- _EXERCISE PROMPT_: Print the lines of the listing below verbatim from its first line through the line bearing "text=labeltext] (title) at". Any pictures are to be omitted.

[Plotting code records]
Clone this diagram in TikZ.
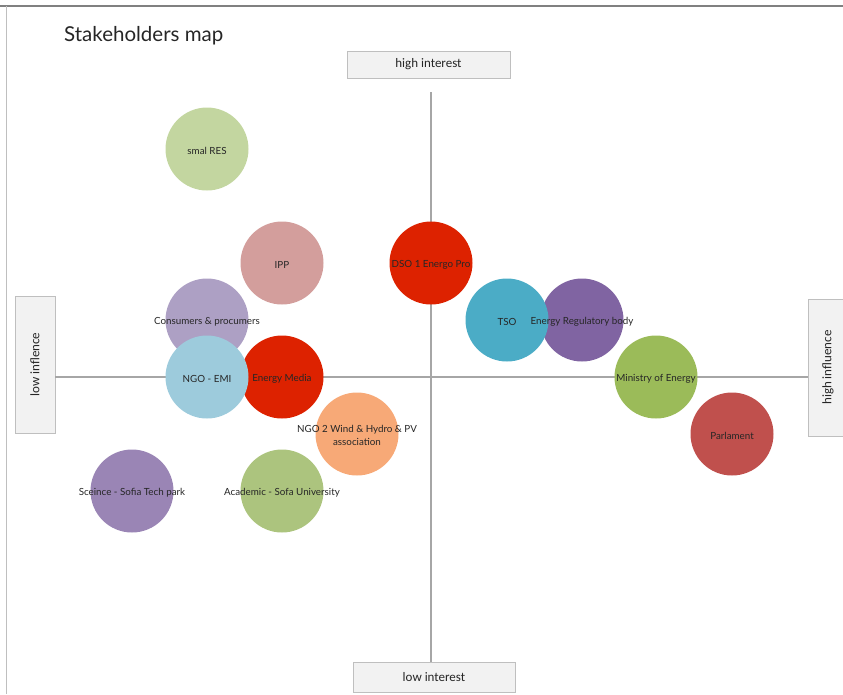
\documentclass[tikz,border=0pt]{standalone}
\usepackage{fontspec}
\setmainfont{Lato}
\newfontfamily\boxfont{Carlito}
\usetikzlibrary{positioning}
\definecolor{axisgrey}{rgb}{0.651, 0.651, 0.651}
\definecolor{boxfill}{rgb}{0.949, 0.949, 0.949}
\definecolor{boxline}{rgb}{0.749, 0.749, 0.749}
\definecolor{labeltext}{rgb}{0.15, 0.15, 0.15}
\definecolor{resgreen}{rgb}{0.765, 0.839, 0.627}
\definecolor{ipppink}{rgb}{0.827, 0.620, 0.612}
\definecolor{conslilac}{rgb}{0.678, 0.627, 0.769}
\definecolor{emiblue}{rgb}{0.616, 0.796, 0.863}
\definecolor{hotred}{rgb}{0.867, 0.133, 0.0}
\definecolor{tsoblue}{rgb}{0.294, 0.675, 0.776}
\definecolor{regpurple}{rgb}{0.502, 0.392, 0.635}
\definecolor{minigreen}{rgb}{0.608, 0.733, 0.349}
\definecolor{parlred}{rgb}{0.753, 0.314, 0.302}
\definecolor{ngopeach}{rgb}{0.969, 0.663, 0.467}
\definecolor{scipurple}{rgb}{0.604, 0.522, 0.710}
\definecolor{acadgreen}{rgb}{0.675, 0.769, 0.494}
\tikzset{stake/.style={circle, minimum size=83pt, inner sep=0pt}}
\tikzset{stxt/.style={font=\fontsize{9.8}{11.5}\selectfont, text=labeltext, align=center, inner sep=0pt, yshift=-1.5pt}}
\tikzset{axbox/.style={draw=boxline, fill=boxfill, font=\boxfont\fontsize{13}{15}\selectfont, text=labeltext}}
\tikzset{axis/.style={color=axisgrey, line width=1.6pt}}

\begin{document}
\begin{tikzpicture}[x=1pt, y=-1pt]
        \useasboundingbox (0, 0) rectangle (843, 694);
        \draw [color=gray, line width=1.5pt] (0, 6) -- (843, 6);
        \draw [color=boxline, line width=1pt] (6.5, 6) -- (6.5, 694);

        \node[anchor=west, inner sep=0pt, font=\fontsize{20.5}{24}\selectfont, text=labeltext] (title) at (64, 35.5) {Stakeholders map};

        \node[axbox, minimum width=163pt, minimum height=27pt] (hi) at (428.5, 64.5) {high interest};
        \node[axbox, minimum width=162pt, minimum height=30pt] (lo) at (434, 677) {low interest};
        \node[axbox, minimum width=40pt, minimum height=137pt] (li) at (35, 364.5) {};
        \node[axbox, minimum width=40pt, minimum height=137pt] (hf) at (828, 367.5) {};
        \node[rotate=90, font=\boxfont\fontsize{13}{15}\selectfont, text=labeltext] at (li) {low inflence};
        \node[rotate=90, font=\boxfont\fontsize{13}{15}\selectfont, text=labeltext] at (hf) {high influence};

        \coordinate (top) at (431, 92);
        \draw [axis] (li.east |- 0, 377) -- (hf.west |- 0, 377);
        \draw [axis] (top) -- (top |- lo.north);

        \node[stake, fill=resgreen] (res) at (207, 149) {};
        \node[stake, fill=ipppink] (ipp) at (282, 263) {};
        \node[stake, fill=hotred] (dso) at (431, 263) {};
        \node[stake, fill=conslilac] (cons) at (207, 320) {};
        \node[stake, fill=regpurple] (reg) at (582, 320) {};
        \node[stake, fill=tsoblue] (tso) at (507, 320) {};
        \node[stake, fill=hotred] (media) at (282, 377) {};
        \node[stake, fill=emiblue] (emi) at (207, 377) {};
        \node[stake, fill=minigreen] (mine) at (656, 377) {};
        \node[stake, fill=parlred] (parl) at (732, 434) {};
        \node[stake, fill=ngopeach] (ngo) at (357, 434) {};
        \node[stake, fill=scipurple] (sci) at (132, 491) {};
        \node[stake, fill=acadgreen] (acad) at (282, 491) {};

        \node[stxt] at (res) {smal RES};
        \node[stxt] at (ipp) {IPP};
        \node[stxt] at (dso) {DSO 1 Energo Pro};
        \node[stxt] at (cons) {Consumers \& procumers};
        \node[stxt] at (reg) {Energy Regulatory body};
        \node[stxt] at (tso) {TSO};
        \node[stxt] at (media) {Energy Media};
        \node[stxt] at (emi) {NGO - EMI};
        \node[stxt] at (mine) {Ministry of Energy};
        \node[stxt] at (parl) {Parlament};
        \node[stxt] at (ngo) {NGO 2 Wind \& Hydro \& PV\\[1pt]association};
        \node[stxt] at (sci) {Sceince - Sofia Tech park};
        \node[stxt] at (acad) {Academic - Sofa University};
    \end{tikzpicture}
\end{document}
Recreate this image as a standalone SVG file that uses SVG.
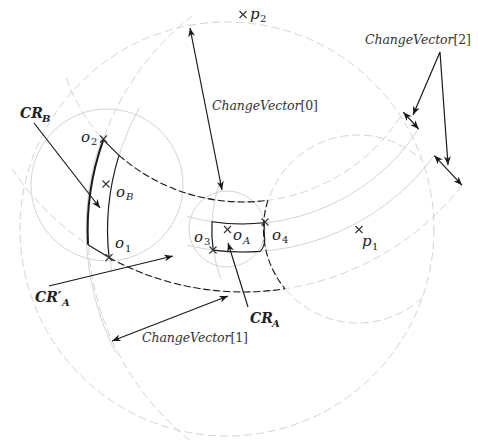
<svg xmlns="http://www.w3.org/2000/svg" width="478" height="442" viewBox="0 0 478 442">
<style>
.gs{fill:none;stroke:#d4d4d4;stroke-width:1}
.gd{fill:none;stroke:#d4d4d4;stroke-width:1;stroke-dasharray:8 4}
.bd{fill:none;stroke:#1a1a1a;stroke-width:1.1;stroke-dasharray:7 3}
.bs{fill:none;stroke:#1a1a1a;stroke-width:1.1}
.bt{fill:none;stroke:#1a1a1a;stroke-width:2}
.ar{fill:none;stroke:#1a1a1a;stroke-width:1.2;marker-end:url(#ah)}
.ar2{fill:none;stroke:#1a1a1a;stroke-width:1.2;marker-end:url(#ah);marker-start:url(#ah)}
.xm{fill:none;stroke:#333;stroke-width:1.1}
.cv{font-family:"DejaVu Serif",serif;font-size:12.5px;fill:#333}
.it{font-style:italic}
.lab{font-family:"DejaVu Serif",serif;font-style:italic;font-size:15px;fill:#222}
.sub{font-family:"DejaVu Serif",serif;font-size:10px;fill:#222}
.cr{font-family:"DejaVu Serif",serif;font-style:italic;font-weight:bold;font-size:14px;fill:#222}
.crs{font-family:"DejaVu Serif",serif;font-style:italic;font-weight:bold;font-size:10px;fill:#222}
</style>
<defs>
<marker id="ah" viewBox="0 0 10 8" refX="10" refY="4" markerWidth="9" markerHeight="7" markerUnits="userSpaceOnUse" orient="auto-start-reverse">
<path d="M0,0 L10,4 L0,8 L3,4 z" fill="#1a1a1a"/>
</marker>
<path id="xx" d="M-3.5,-3.5 L3.5,3.5 M-3.5,3.5 L3.5,-3.5"/>
</defs>

<g id="guides">
<circle class="gd" cx="227" cy="229" r="207"/>
<circle class="gs" cx="227" cy="229" r="38"/>
<circle class="gs" cx="107" cy="185" r="76"/>
<path class="gd" d="M422.3 297.5 A94 94 0 1 1 422.3 160.5"/>
<path class="gs" d="M220.8 278.9 A146 146 0 0 1 220.8 179.1"/>
<path class="gs" d="M111.8 272.4 A250 250 0 0 1 139.3 107.8"/>
<path class="gd" d="M199.3 447.4 A270 270 0 0 1 191.8 16.2"/>
<path class="gs" d="M115.6 352.5 A272 272 0 0 1 102.4 136"/>
<path class="gd" d="M66.3 78.3 A188 188 0 0 0 403.3 112.2"/>
<path class="gs" d="M186.9 216.4 A210 210 0 0 0 418.7 129"/>
<path class="gs" d="M187 245.3 A238 238 0 0 0 434.3 155.6"/>
<path class="gd" d="M12 168.7 A278 278 0 0 0 462 185.2"/>
</g>

<g id="CR_B">
<path class="bs" d="M103.3 139.8 L119 155.3 A250 250 0 0 0 109 257.5 L88 244.8"/>
<path class="bt" d="M88 244.8 A270 270 0 0 1 103.3 139.8"/>
</g>

<g id="CR_A_prime">
<path class="bd" d="M119 155.3 A188 188 0 0 0 267.9 200.3"/>
<path class="bd" d="M109 257.5 A278 278 0 0 0 285 288.8"/>
<path class="bd" d="M267.9 200.3 A94 94 0 0 0 285 288.8"/>
</g>

<g id="CR_A">
<path class="bs" d="M212 221.7 A210 210 0 0 0 264.3 222.8 A94 94 0 0 0 264.8 240 Q264 248 260 251.4 A238 238 0 0 1 213.2 250.1 A146 146 0 0 1 212 221.7 Z"/>
</g>

<g id="points">
<use href="#xx" class="xm" x="103.5" y="139"/>
<use href="#xx" class="xm" x="106" y="184"/>
<use href="#xx" class="xm" x="109" y="257.5"/>
<use href="#xx" class="xm" x="213" y="250"/>
<use href="#xx" class="xm" x="227.5" y="229.5"/>
<use href="#xx" class="xm" x="265" y="222"/>
<use href="#xx" class="xm" x="359" y="229.5"/>
<use href="#xx" class="xm" x="243" y="14.5"/>
</g>

<g id="connectors">
<path class="ar" d="M34 123 L100 208"/>
<path class="ar" d="M49 286 L173 256"/>
<path class="ar" d="M248 307 L228 243"/>
<path class="ar2" d="M190 28 L222 190"/>
<path class="ar2" d="M112 341 L228 296"/>
<path class="ar2" d="M413 115 L440 52 L448 165"/>
<path class="ar2" d="M403.3 112.2 L418.7 129"/>
<path class="ar2" d="M434.3 155.6 L462 185.2"/>
</g>

<g id="labels">
<text class="cv" x="212" y="110" textLength="106"><tspan class="it">ChangeVector</tspan>[0]</text>
<text class="cv" x="365" y="44" textLength="106"><tspan class="it">ChangeVector</tspan>[2]</text>
<text class="cv" x="142" y="342" textLength="106"><tspan class="it">ChangeVector</tspan>[1]</text>
<text class="lab" x="250" y="19">p</text><text class="sub" x="260" y="22">2</text>
<text class="lab" x="362" y="246">p</text><text class="sub" x="372" y="250">1</text>
<text class="lab" x="81" y="142">o</text><text class="sub" x="91" y="145">2</text>
<text class="lab" x="116" y="197">o</text><text class="sub it" x="126" y="200">B</text>
<text class="lab" x="115" y="248">o</text><text class="sub" x="125" y="252">1</text>
<text class="lab" x="194" y="242">o</text><text class="sub" x="204" y="245">3</text>
<text class="lab" x="233" y="240">o</text><text class="sub it" x="243" y="244">A</text>
<text class="lab" x="272" y="240">o</text><text class="sub" x="282" y="243">4</text>
<text class="cr" x="20" y="118">CR</text><text class="crs" x="42" y="122">B</text>
<text class="cr" x="35" y="302">CR′</text><text class="crs" x="62" y="306">A</text>
<text class="cr" x="250" y="323">CR</text><text class="crs" x="272" y="327">A</text>
</g>
</svg>
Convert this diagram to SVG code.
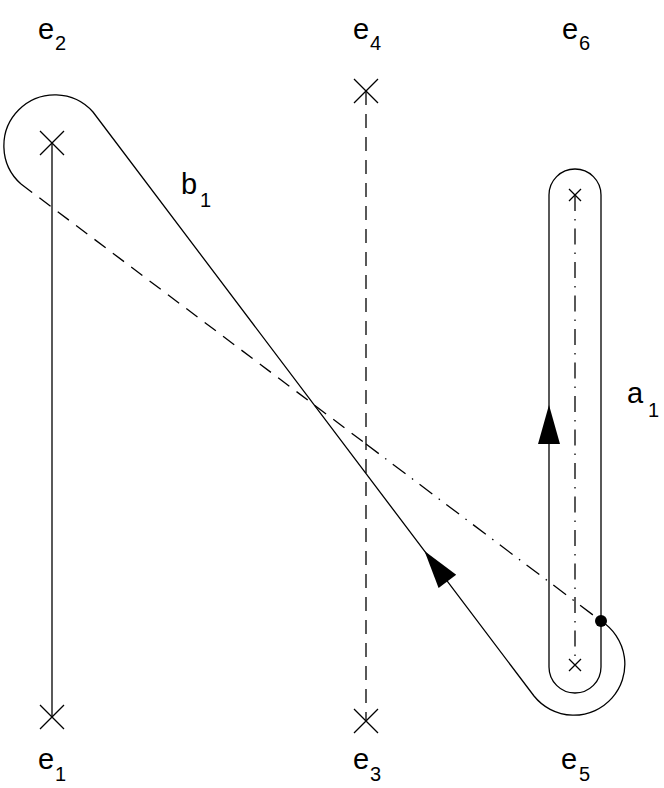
<svg xmlns="http://www.w3.org/2000/svg" width="664" height="788" viewBox="0 0 664 788">
<style>
.ln{fill:none;stroke:#000;stroke-width:1.3}
.dash{stroke-dasharray:14 9}
.dd{stroke-dasharray:16 8 1.5 8}
.lbl{font-family:"Liberation Sans",Arial,sans-serif;font-size:29px;fill:#000}
.sub{font-size:20px}
.ah{fill:#000;stroke:none}
</style>
<rect width="664" height="788" fill="#fff"/>
<g id="e2">
<path class="ln" d="M40,131L64,155M64,131L40,155"/>
<text class="lbl" x="38" y="39">e</text><text class="lbl sub" x="55" y="50">2</text>
</g>
<g id="e1">
<path class="ln" d="M40,705L64,729M64,705L40,729"/>
<text class="lbl" x="38" y="769">e</text><text class="lbl sub" x="55" y="781">1</text>
</g>
<g id="e4">
<path class="ln" d="M354,79L378,103M378,79L354,103"/>
<text class="lbl" x="353" y="39">e</text><text class="lbl sub" x="370" y="50">4</text>
</g>
<g id="e3">
<path class="ln" d="M354,709L378,733M378,709L354,733"/>
<text class="lbl" x="353" y="769">e</text><text class="lbl sub" x="370" y="781">3</text>
</g>
<g id="e6">
<path class="ln" d="M569,189L581,201M581,189L569,201"/>
<text class="lbl" x="562" y="39">e</text><text class="lbl sub" x="579" y="50">6</text>
</g>
<g id="e5">
<path class="ln" d="M569,659L581,671M581,659L569,671"/>
<text class="lbl" x="561" y="769">e</text><text class="lbl sub" x="579" y="781">5</text>
</g>
<g id="connectors">
<line class="ln" x1="52" y1="143" x2="52" y2="717"/>
<line class="ln dash" x1="366" y1="91" x2="366" y2="721"/>
<line class="ln dd" x1="575" y1="195" x2="575" y2="665"/>
<path class="ln" d="M549,667V195A26,26 0 0 1 601,195V667A26,26 0 0 1 549,667"/>
<path class="ah" d="M549,405L560,444L538,444Z"/>
<path class="ln" d="M601,621A51,51 0 1 1 534,696L93,112A51,51 0 1 0 21,184"/>
<line class="ln dash" x1="21" y1="184" x2="366" y2="444"/>
<line class="ln dd" x1="366" y1="444" x2="601" y2="621"/>
<path class="ah" d="M424.5,551L456.2,574.7L438.6,587.9Z"/>
<circle cx="601" cy="621" r="6" fill="#000"/>
</g>
<g id="b1">
<text class="lbl" x="181" y="194">b</text><text class="lbl sub" x="200" y="207">1</text>
</g>
<g id="a1">
<text class="lbl" x="627" y="403">a</text><text class="lbl sub" x="648" y="417">1</text>
</g>
</svg>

- _FINAL RESULT_:
Clone this diagram in TikZ.
\documentclass[tikz,border=0pt]{standalone}
\usepackage{fontspec}
\setmainfont{Lato}
\newfontfamily\boxfont{Carlito}
\usetikzlibrary{positioning}
\definecolor{axisgrey}{rgb}{0.651, 0.651, 0.651}
\definecolor{boxfill}{rgb}{0.949, 0.949, 0.949}
\definecolor{boxline}{rgb}{0.749, 0.749, 0.749}
\definecolor{labeltext}{rgb}{0.15, 0.15, 0.15}
\definecolor{resgreen}{rgb}{0.765, 0.839, 0.627}
\definecolor{ipppink}{rgb}{0.827, 0.620, 0.612}
\definecolor{conslilac}{rgb}{0.678, 0.627, 0.769}
\definecolor{emiblue}{rgb}{0.616, 0.796, 0.863}
\definecolor{hotred}{rgb}{0.867, 0.133, 0.0}
\definecolor{tsoblue}{rgb}{0.294, 0.675, 0.776}
\definecolor{regpurple}{rgb}{0.502, 0.392, 0.635}
\definecolor{minigreen}{rgb}{0.608, 0.733, 0.349}
\definecolor{parlred}{rgb}{0.753, 0.314, 0.302}
\definecolor{ngopeach}{rgb}{0.969, 0.663, 0.467}
\definecolor{scipurple}{rgb}{0.604, 0.522, 0.710}
\definecolor{acadgreen}{rgb}{0.675, 0.769, 0.494}
\tikzset{stake/.style={circle, minimum size=83pt, inner sep=0pt}}
\tikzset{stxt/.style={font=\fontsize{9.8}{11.5}\selectfont, text=labeltext, align=center, inner sep=0pt, yshift=-1.5pt}}
\tikzset{axbox/.style={draw=boxline, fill=boxfill, font=\boxfont\fontsize{13}{15}\selectfont, text=labeltext}}
\tikzset{axis/.style={color=axisgrey, line width=1.6pt}}

\begin{document}
\begin{tikzpicture}[x=1pt, y=-1pt]
        \useasboundingbox (0, 0) rectangle (843, 694);
        \draw [color=gray, line width=1.5pt] (0, 6) -- (843, 6);
        \draw [color=boxline, line width=1pt] (6.5, 6) -- (6.5, 694);

        \node[anchor=west, inner sep=0pt, font=\fontsize{20.5}{24}\selectfont, text=labeltext] (title) at (64, 35.5) {Stakeholders map};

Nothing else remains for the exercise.